The room is breathtaking, framed by stern pillars and walls of Jerusalem stone, its ceilings arcing skywards, topped by white a circular window flooding the room with white sunlight: the architecture of justice. Behind the bench sit three judges, perched on large red chairs, dressed austerely in black and white, their hands resting over their mouths, on their cheeks, on the sides of heads. Two Israeli flags hang limply behind the judges. The lawyers stand with their black-robed backs to the audience, and stand one by one to argue, their voices wavering with passion. They are arguing about soup nuts. And the ingredients of breakfast cereals. This is not why we, a group of Israeli activists, have come to the Israeli High Court of Justice on this rainy Thursday morning. But it is, perhaps, a fitting introduction. We are here to bear witness to the Court’s discussion of Susiya, a Palestinian village in the South Hebron Hills whose residents are faced with the threat of forced expulsion and demolition by the IDF’s Occupation Authorities, the Civil Administration. We are here to learn of the potential fate of hundreds of people whose only crime was being born Palestinian under Israeli occupation.
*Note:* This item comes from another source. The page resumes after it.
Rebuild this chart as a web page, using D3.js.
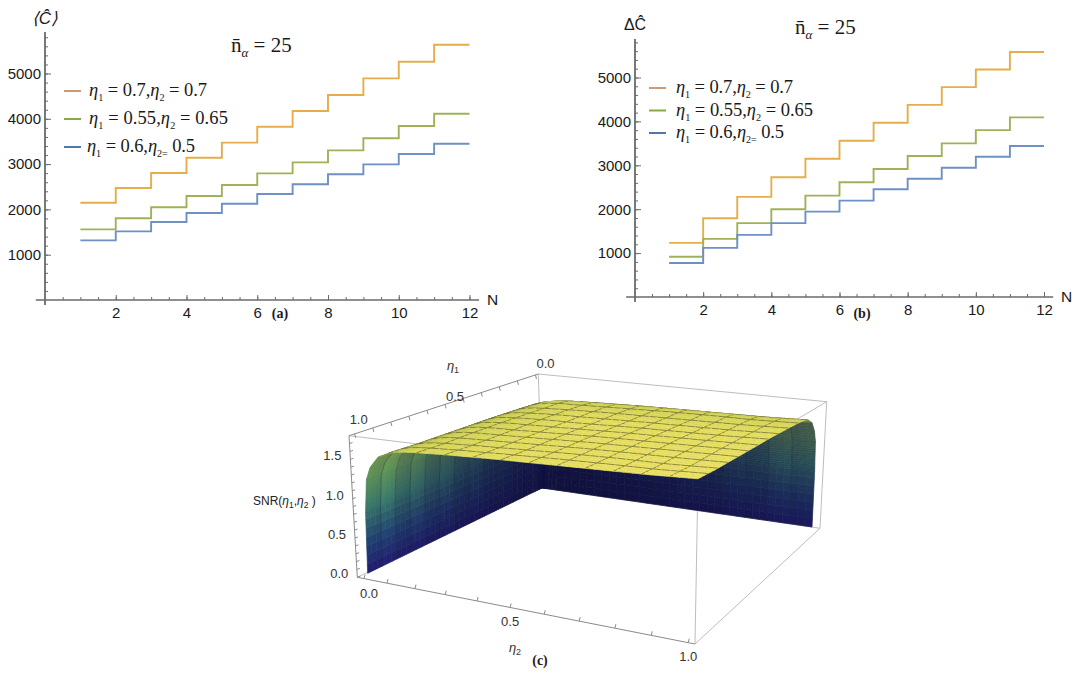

And we fear, as has happened before, a mockery of justice, a legalistic ruling which examines all sides of an issue and then rules that the indeed demolition of an entire village is acceptable, lawful, legal, just. After all, the houses in this village were built without permits from the ruling Israeli authorities. They will not ask whether Palestinians living under Occupation can get permits from the Civil Administration (they virtually cannot). They will not ask why Israeli authorities are ruling the lives of Palestinians without giving these Palestinians the right to vote or influence the authorities’ decisions (because the Occupation could not last were Palestinians given the right to vote). They will not ask whether or not it is absurd to speak of justice and democracy in a context in which justice and democracy are conditioned upon one’s ethnic/national background (it is). They will give a ruling in formal Hebrew which will be hard for most Israelis to fully understand, let alone the Palestinians whose fates are being decided. Soup nuts. Susiya. Moving on.
The case ended up mostly result-less, which is mostly good, demolitions will not be happening right away at least, and there will be a few more months in which lawyers from Rabbis for Human Rights and activists from Susiya and Ta’ayush will continue to try to prevent this insanity.